Hillary relaunch
Hoping to reboot her still-nascent campaign, Hillary Clinton is in New York for a speech on Roosevelt Island Saturday. Joe Raedle/Getty Images

By choosing New York’s Roosevelt Island as the backdrop for her big speech Saturday, Hillary Clinton hoped to channel the the legacy of U.S. President Franklin D. Roosevelt and first lady Eleanor Roosevelt. FDR is known as a populist champion who ushered in the New Deal. And Eleanor Roosevelt was a prominent supporter of human rights around the world who was intimately involved in the push leading the United Nations to declare universal human rights.

In the weeks since her initial announcement as a candidate for the Democratic Party nomination in the presidential election next year, Clinton has steered further left than many had anticipated. She has announced she would want to extend President Barack Obama’s executive actions on immigration more than he did, bemoaned the accumulation of wealth at the top of the socioeconomic stratum and criticized unaccountable money in politics.

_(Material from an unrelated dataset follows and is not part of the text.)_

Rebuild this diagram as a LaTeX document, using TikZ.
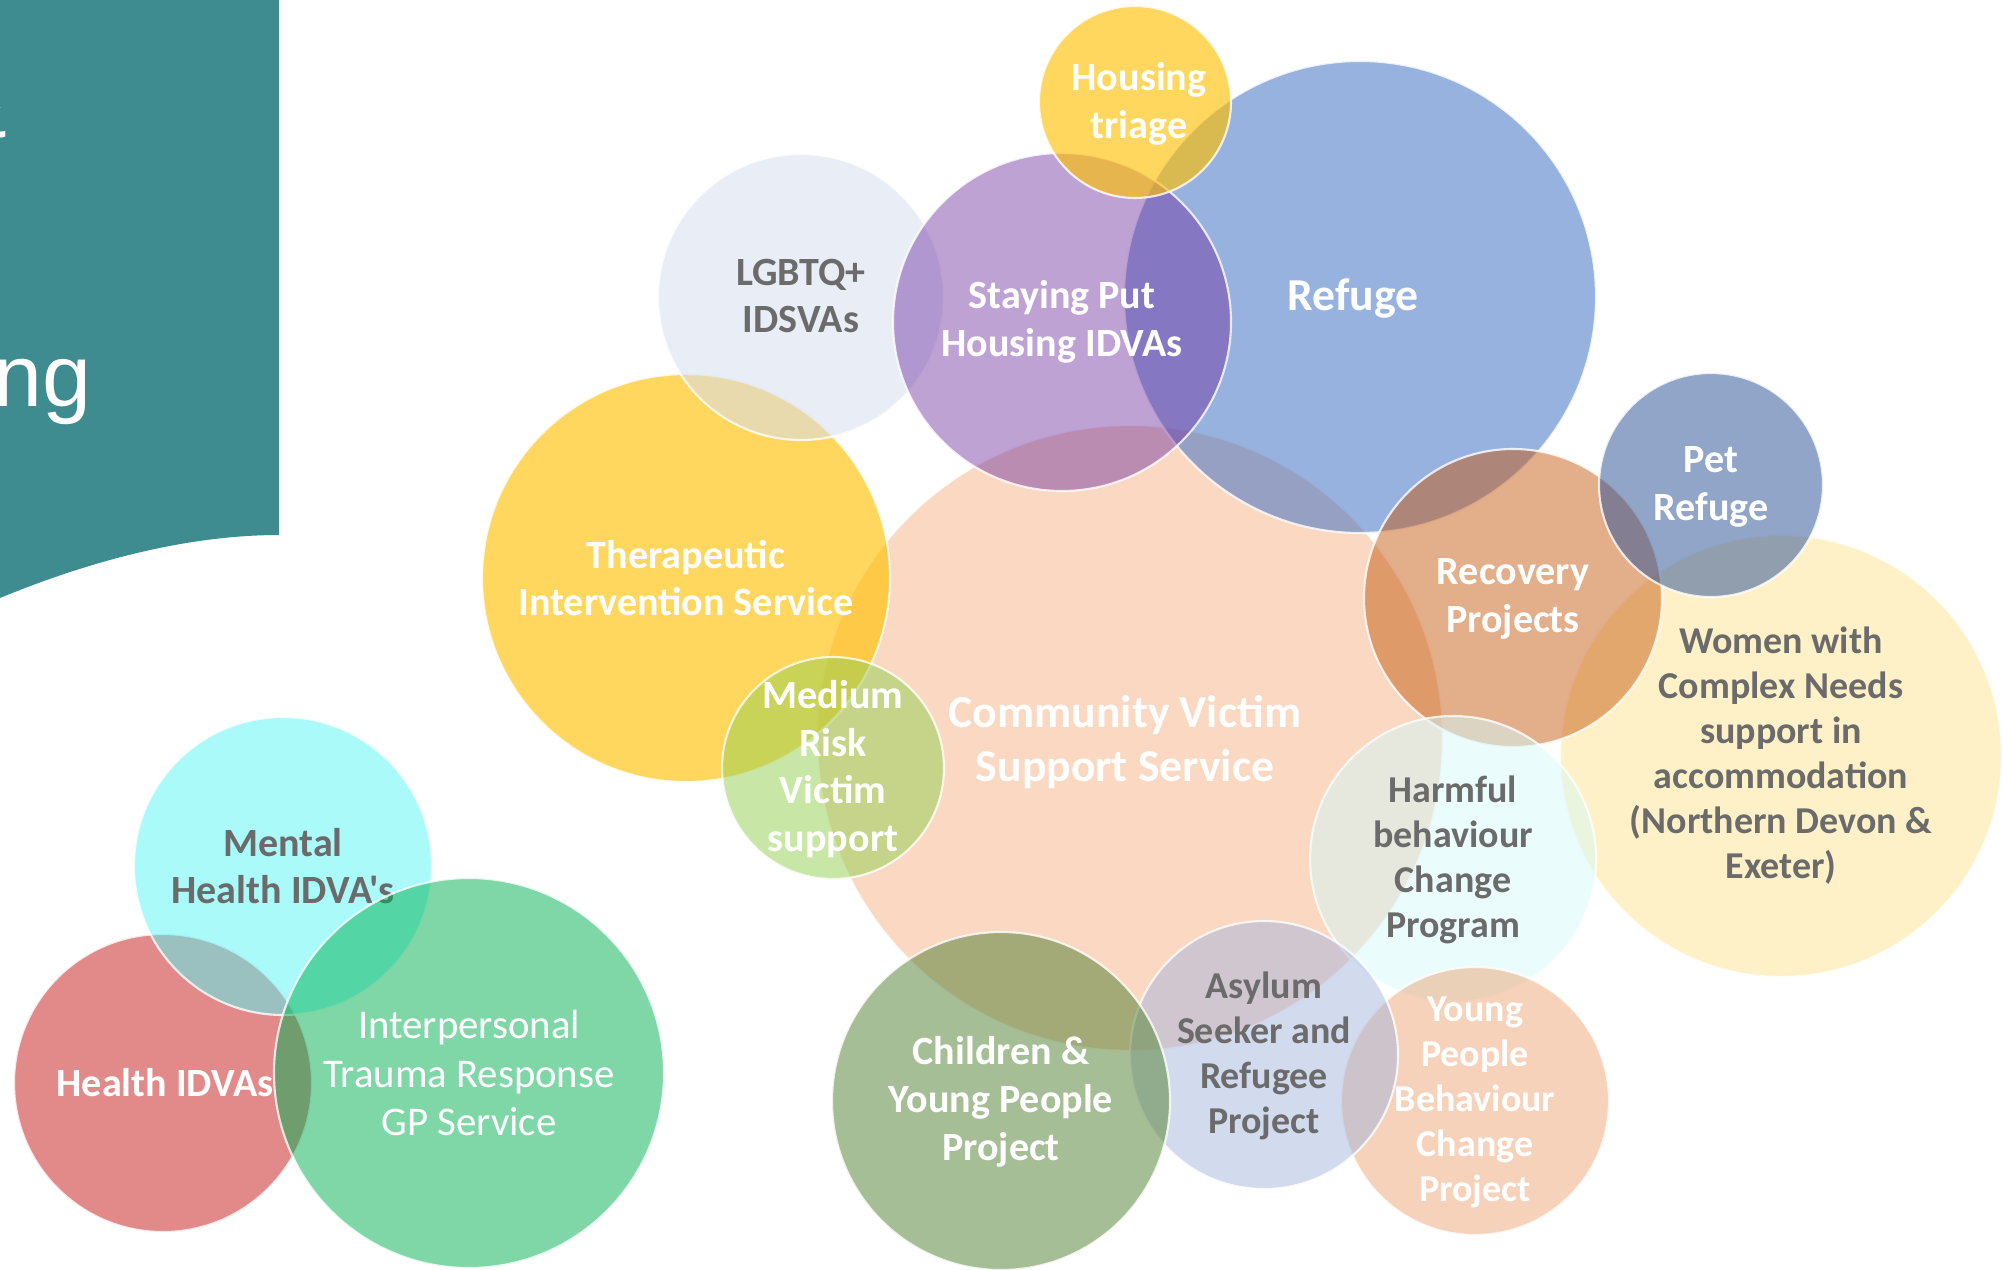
\documentclass[tikz,border=0pt]{standalone}
\usepackage{fontspec}
\setmainfont{Carlito}
\newfontfamily\labelfont{Carlito}
\newfontfamily\panelfont{Liberation Sans}
\usepackage{tikz}

\definecolor{panelteal}{HTML}{3E8B90}
\definecolor{labelgrey}{HTML}{6B6B6B}
\definecolor{refugeblue}{HTML}{4472C4}
\definecolor{stayingpurple}{HTML}{7030A0}
\definecolor{triagegold}{HTML}{FFC000}
\definecolor{lgbtqblue}{HTML}{D5DEEE}
\definecolor{commorange}{HTML}{ED7D31}
\definecolor{mediumgreen}{HTML}{92D050}
\definecolor{recoveryorange}{HTML}{C55A11}
\definecolor{petblue}{HTML}{2F5597}
\definecolor{harmfulcyan}{HTML}{D5F9F9}
\definecolor{asylumblue}{HTML}{A5B5DD}
\definecolor{ypbpeach}{HTML}{EDA575}
\definecolor{childgreen}{HTML}{548235}
\definecolor{mentalcyan}{HTML}{55F5F5}
\definecolor{healthred}{HTML}{C00000}
\definecolor{traumagreen}{HTML}{00B050}

\begin{document}
\begin{tikzpicture}[
x=0.1mm,y=-0.1mm,
bubble/.style={circle,draw=white,draw opacity=.8,line width=0.6pt,inner sep=0pt},
lbl/.style={align=center,text=white,inner sep=0pt,font=\labelfont\bfseries\fontsize{11.4}{13.6}\selectfont},
smalltxt/.style={font=\labelfont\bfseries\fontsize{10.8}{12.8}\selectfont},
bigtxt/.style={font=\labelfont\bfseries\fontsize{13}{15.6}\selectfont},
greytxt/.style={text=labelgrey},
paneltxt/.style={anchor=base east,inner sep=0pt,text=white,font=\panelfont\fontsize{25}{30}\selectfont}
]
\useasboundingbox (0,0) rectangle (2002,1269);
\clip (0,0) rectangle (2002,1269);

% title panel, cut at the left edge
\fill[panelteal] (0,0) -- (279,0) -- (279,535) .. controls (180,535) and (80,565) .. (0,598) -- cycle;
\node[paneltxt] (amp) at (8,137) {\&};
\node[paneltxt] (ng) at (92,406) {ng};

% main cluster
\node[bubble,minimum size=62.6mm,fill=commorange,fill opacity=.30] (comm) at (1130,738) {};
\node[lbl,bigtxt] (comm-l) at (1125,742) {Community Victim\\Support Service};
\node[bubble,minimum size=40.8mm,fill=triagegold,fill opacity=.63] (therap) at (686,578) {};
\node[lbl] (therap-l) at (686,578) {Therapeutic\\Intervention Service};
\node[bubble,minimum size=28.6mm,fill=lgbtqblue,fill opacity=.55] (lgbtq) at (801,297) {};
\node[lbl,greytxt] (lgbtq-l) at (801,296) {LGBTQ+\\IDSVAs};
\node[bubble,minimum size=47.2mm,fill=refugeblue,fill opacity=.55] (refuge) at (1360,297) {};
\node[lbl,bigtxt] (refuge-l) at (1353,298) {Refuge};
\node[bubble,minimum size=33.8mm,fill=stayingpurple,fill opacity=.45] (staying) at (1062,322) {};
\node[lbl] (staying-l) at (1062,322) {Staying Put\\Housing IDVAs};
\node[bubble,minimum size=19.2mm,fill=triagegold,fill opacity=.63] (triage) at (1135,102) {};
\node[lbl] (triage-l) at (1139,104) {Housing\\triage};
\node[bubble,minimum size=22.2mm,fill=mediumgreen,fill opacity=.5] (medium) at (833,768) {};
\node[lbl] (medium-l) at (833,769) {Medium\\Risk\\Victim\\support};

% right hand side
\node[bubble,minimum size=44.2mm,fill=triagegold,fill opacity=.22] (women) at (1781,756) {};
\node[lbl,smalltxt,greytxt] (women-l) at (1781,756) {Women with\\Complex Needs\\support in\\accommodation\\(Northern Devon \&\\Exeter)};
\node[bubble,minimum size=29.8mm,fill=recoveryorange,fill opacity=.49] (recovery) at (1513,598) {};
\node[lbl] (recovery-l) at (1513,599) {Recovery\\Projects};
\node[bubble,minimum size=22.4mm,fill=petblue,fill opacity=.53] (pet) at (1711,485) {};
\node[lbl] (pet-l) at (1711,487) {Pet\\Refuge};
\node[bubble,minimum size=28.6mm,fill=harmfulcyan,fill opacity=.5] (harmful) at (1453,859) {};
\node[lbl,smalltxt,greytxt] (harmful-l) at (1453,860) {Harmful\\behaviour\\Change\\Program};

% bottom row
\node[bubble,minimum size=26.8mm,fill=ypbpeach,fill opacity=.5] (ypb) at (1475,1101) {};
\node[lbl,smalltxt] (ypb-l) at (1475,1102) {Young\\People\\Behaviour\\Change\\Project};
\node[bubble,minimum size=26.8mm,fill=asylumblue,fill opacity=.5] (asylum) at (1264,1055) {};
\node[lbl,smalltxt,greytxt] (asylum-l) at (1264,1056) {Asylum\\Seeker and\\Refugee\\Project};
\node[bubble,minimum size=33.8mm,fill=childgreen,fill opacity=.52] (children) at (1001,1101) {};
\node[lbl] (children-l) at (1001,1102) {Children \&\\Young People\\Project};

% health group
\node[bubble,minimum size=29.8mm,fill=healthred,fill opacity=.46] (health) at (163,1083) {};
\node[lbl] (health-l) at (165,1083) {Health IDVAs};
\node[bubble,minimum size=29.8mm,fill=mentalcyan,fill opacity=.5] (mental) at (283,866) {};
\node[lbl,greytxt] (mental-l) at (283,866) {Mental\\Health IDVA's};
\node[bubble,minimum size=39mm,fill=traumagreen,fill opacity=.5] (trauma) at (469,1073) {};
\node[lbl,font=\labelfont\fontsize{11.6}{13.8}\selectfont] (trauma-l) at (469,1073) {Interpersonal\\Trauma Response\\GP Service};
\end{tikzpicture}
\end{document}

C-SPAN will be covering the full event on Roosevelt Island. Watch it here. Watch it on Clinton’s campaign website here. Or watch it below via YouTube.

Technically speaking, Clinton has been on the campaign trail since April 12, when she released an online video featuring a group of Americans talking about what was happening in their lives with a positive outlook on the future. “Americans have fought their way back from tough economic times, but the deck is still stacked in favor of those at the top. Every day Americans need a champion, and I want to be that champion,” Clinton said in the video.

Saturday, she hoped to continue on that path, positioning herself as a candidate working Americans can count on and relate to. The initial phases of her campaign have mainly featured her in small roundtable discussions in early primary states. However, the events have appeared scripted to some, as access to the discussions was heavily controlled.

The candidate’s latest attempts to seem less scripted and connected to everyday Americans is rather intentional. In 2008, when Clinton first sought the Democratic nomination and lost to Obama, a major criticism of her as a candidate was her image of being unapproachable.

Clinton is polling far ahead of any of her Democratic rivals, generally receiving the support of more than 60 percent of likely Democratic primary voters. She is also leagues ahead of any Republican in the race. Her numbers aren’t static, though, and she has had a slight decline in perceived trustworthiness recently.

Clinton’s rise to 2016 Democratic front-runner came after more than 20 years in the public eye. Married to President Bill Clinton, she was the first lady from 1992 to 2000, when she was particularly active in the role and pushed for child-care and health-care initiatives.

She became a U.S. senator for New York after leaving the White House in 2001, a position she kept until 2009 when she became secretary of state under Obama. During her time as a senator, she voted to go to war with Iraq, a decision that was later used against her in the 2008 campaign, and she has since called the vote a mistake. Her time as secretary of state was also not without issue.

Her positions on issues have changed considerably in the time since she began working in Washington. In just the years since her failed presidential run, she has changed her position on gay marriage, has changed her position on immigration and, recently, became much less confident in trade negotiations under way. On gay marriage, she currently says it should be a constitutional right; on immigration, she has supported an aggressive approach including amnesty and giving drivers’ licenses to undocumented immigrants; and on trade negotiations, after being very much in favor of the Trans Pacific Partnership, she now is cautious.

Clinton grew up in Park Ridge, Illinois. She went to Wellesley College, and earned a law degree at Yale Law School. She was the first lady of Arkansas between 1979 and 1981, as well as from 1983 to 1992.